Quote all of the data exactly as given. Skip every picture it contains.

════

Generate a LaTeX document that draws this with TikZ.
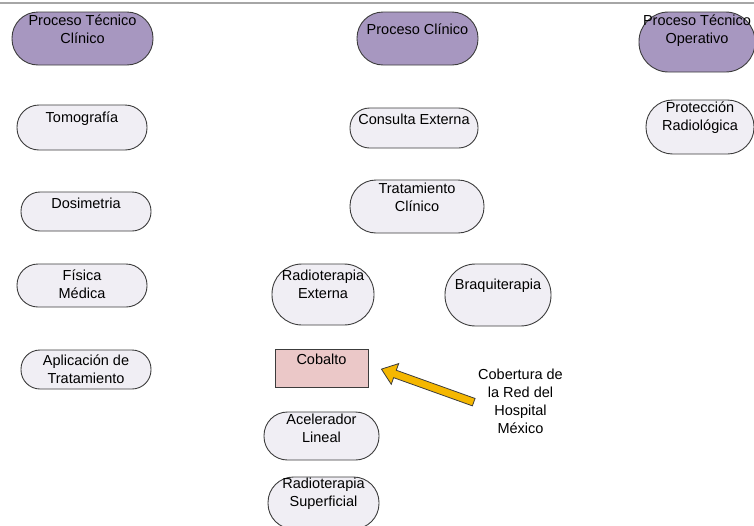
\documentclass[tikz,border=0pt]{standalone}
\usepackage{fontspec}
\setmainfont{Liberation Sans}
\usetikzlibrary{shapes.arrows,calc}
\definecolor{procfill}{HTML}{A797C0}
\definecolor{subfill}{HTML}{F0EEF4}
\definecolor{cobfill}{HTML}{EBC8C8}
\definecolor{edgegray}{HTML}{3C3C3C}
\definecolor{arrowfill}{HTML}{F5B700}
\tikzset{
  boxtext/.style={font=\fontsize{14.5}{18}\selectfont, align=center, inner sep=0pt},
  pill/.style 2 args={draw=edgegray, line width=0.9pt, minimum width=#1, minimum height=#2, rounded corners=#2/2-0.5pt, inner sep=0pt},
  procpill/.style 2 args={pill={#1}{#2}, fill=procfill},
  subpill/.style 2 args={pill={#1}{#2}, fill=subfill},
}

\begin{document}
\begin{tikzpicture}[x=1pt, y=-1pt]
\useasboundingbox (0,0) rectangle (754,525);
\draw[line width=1.5pt, draw=black!35] (0,3) -- (754,3);
% main processes
\node[procpill={141}{53}, label={[boxtext, anchor=center, yshift=-18pt]north:Proceso Técnico\\Clínico}] (tecclin) at (82.5,38.5) {};
\node[procpill={121}{53}, label={[boxtext, anchor=center, yshift=-17.5pt]north:Proceso Clínico}] (clin) at (417.5,38.5) {};
\node[procpill={116}{60}, label={[boxtext, anchor=center, yshift=-19pt]north:Proceso Técnico\\Operativo}] (tecop) at (697,42) {};
% left column
\node[subpill={130}{45}, label={[boxtext, anchor=center, yshift=-14.5pt]north:Tomografía}] (tomo) at (82,127.5) {};
\node[subpill={130}{39}, label={[boxtext, anchor=center, yshift=-11.5pt]north:Dosimetria}] (dosi) at (86,211.5) {};
\node[subpill={130}{43}, label={[boxtext, anchor=center, yshift=-21pt]north:Física\\Médica}] (fisica) at (82,285.5) {};
\node[subpill={130}{39}, label={[boxtext, anchor=center, yshift=-20pt]north:Aplicación de\\Tratamiento}] (aplic) at (86,369.5) {};
% middle column
\node[subpill={128}{40}, label={[boxtext, anchor=center, yshift=-11.5pt]north:Consulta Externa}] (consulta) at (414,128) {};
\node[subpill={134}{53}, label={[boxtext, anchor=center, yshift=-18pt]north:Tratamiento\\Clínico}] (tratam) at (417,206.5) {};
\node[subpill={102}{61}, label={[boxtext, anchor=center, yshift=-21pt]north:Radioterapia\\Externa}] (radext) at (323,294.5) {};
\node[subpill={106}{62}, label={[boxtext, anchor=center, yshift=-22.5pt]north:Braquiterapia}] (braqui) at (498,295) {};
\node[draw=edgegray, line width=0.9pt, fill=cobfill, minimum width=93, minimum height=38, inner sep=0pt, label={[boxtext, anchor=center, yshift=-10.5pt]north:Cobalto}] (cobalto) at (321.5,368) {};
\node[subpill={115}{48}, label={[boxtext, anchor=center, yshift=-16.5pt]north:Acelerador\\Lineal}] (acel) at (321.5,436) {};
\node[subpill={111}{52}, label={[boxtext, anchor=center, yshift=-17.5pt]north:Radioterapia\\Superficial}] (radsup) at (323.5,503) {};
% right column
\node[subpill={108}{54}, label={[boxtext, anchor=center, yshift=-18pt]north:Protección\\Radiológica}] (proteccion) at (700,127) {};
% coverage note
\node[boxtext] (cobertura) at (520.5,401.5) {Cobertura de\\la Red del\\Hospital\\México};
\coordinate (tailpt) at (476,403);
\coordinate (tippt) at (384,370);
\node[single arrow, draw=edgegray, line width=0.8pt, fill=arrowfill, inner sep=3.5pt, minimum width=22, single arrow head extend=7pt, single arrow tip angle=75, minimum height=98, rotate=160.3] (pointer) at ($(tailpt)!0.5!(tippt)$) {};
\end{tikzpicture}
\end{document}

════

## RESULT FOR THIS TASK
Generate a LaTeX document that draws this with TikZ.
\documentclass[tikz,border=0pt]{standalone}
\usepackage{fontspec}
\setmainfont{Liberation Sans}
\usetikzlibrary{shapes.arrows,calc}
\definecolor{procfill}{HTML}{A797C0}
\definecolor{subfill}{HTML}{F0EEF4}
\definecolor{cobfill}{HTML}{EBC8C8}
\definecolor{edgegray}{HTML}{3C3C3C}
\definecolor{arrowfill}{HTML}{F5B700}
\tikzset{
  boxtext/.style={font=\fontsize{14.5}{18}\selectfont, align=center, inner sep=0pt},
  pill/.style 2 args={draw=edgegray, line width=0.9pt, minimum width=#1, minimum height=#2, rounded corners=#2/2-0.5pt, inner sep=0pt},
  procpill/.style 2 args={pill={#1}{#2}, fill=procfill},
  subpill/.style 2 args={pill={#1}{#2}, fill=subfill},
}

\begin{document}
\begin{tikzpicture}[x=1pt, y=-1pt]
\useasboundingbox (0,0) rectangle (754,525);
\draw[line width=1.5pt, draw=black!35] (0,3) -- (754,3);
% main processes
\node[procpill={141}{53}, label={[boxtext, anchor=center, yshift=-18pt]north:Proceso Técnico\\Clínico}] (tecclin) at (82.5,38.5) {};
\node[procpill={121}{53}, label={[boxtext, anchor=center, yshift=-17.5pt]north:Proceso Clínico}] (clin) at (417.5,38.5) {};
\node[procpill={116}{60}, label={[boxtext, anchor=center, yshift=-19pt]north:Proceso Técnico\\Operativo}] (tecop) at (697,42) {};
% left column
\node[subpill={130}{45}, label={[boxtext, anchor=center, yshift=-14.5pt]north:Tomografía}] (tomo) at (82,127.5) {};
\node[subpill={130}{39}, label={[boxtext, anchor=center, yshift=-11.5pt]north:Dosimetria}] (dosi) at (86,211.5) {};
\node[subpill={130}{43}, label={[boxtext, anchor=center, yshift=-21pt]north:Física\\Médica}] (fisica) at (82,285.5) {};
\node[subpill={130}{39}, label={[boxtext, anchor=center, yshift=-20pt]north:Aplicación de\\Tratamiento}] (aplic) at (86,369.5) {};
% middle column
\node[subpill={128}{40}, label={[boxtext, anchor=center, yshift=-11.5pt]north:Consulta Externa}] (consulta) at (414,128) {};
\node[subpill={134}{53}, label={[boxtext, anchor=center, yshift=-18pt]north:Tratamiento\\Clínico}] (tratam) at (417,206.5) {};
\node[subpill={102}{61}, label={[boxtext, anchor=center, yshift=-21pt]north:Radioterapia\\Externa}] (radext) at (323,294.5) {};
\node[subpill={106}{62}, label={[boxtext, anchor=center, yshift=-22.5pt]north:Braquiterapia}] (braqui) at (498,295) {};
\node[draw=edgegray, line width=0.9pt, fill=cobfill, minimum width=93, minimum height=38, inner sep=0pt, label={[boxtext, anchor=center, yshift=-10.5pt]north:Cobalto}] (cobalto) at (321.5,368) {};
\node[subpill={115}{48}, label={[boxtext, anchor=center, yshift=-16.5pt]north:Acelerador\\Lineal}] (acel) at (321.5,436) {};
\node[subpill={111}{52}, label={[boxtext, anchor=center, yshift=-17.5pt]north:Radioterapia\\Superficial}] (radsup) at (323.5,503) {};
% right column
\node[subpill={108}{54}, label={[boxtext, anchor=center, yshift=-18pt]north:Protección\\Radiológica}] (proteccion) at (700,127) {};
% coverage note
\node[boxtext] (cobertura) at (520.5,401.5) {Cobertura de\\la Red del\\Hospital\\México};
\coordinate (tailpt) at (476,403);
\coordinate (tippt) at (384,370);
\node[single arrow, draw=edgegray, line width=0.8pt, fill=arrowfill, inner sep=3.5pt, minimum width=22, single arrow head extend=7pt, single arrow tip angle=75, minimum height=98, rotate=160.3] (pointer) at ($(tailpt)!0.5!(tippt)$) {};
\end{tikzpicture}
\end{document}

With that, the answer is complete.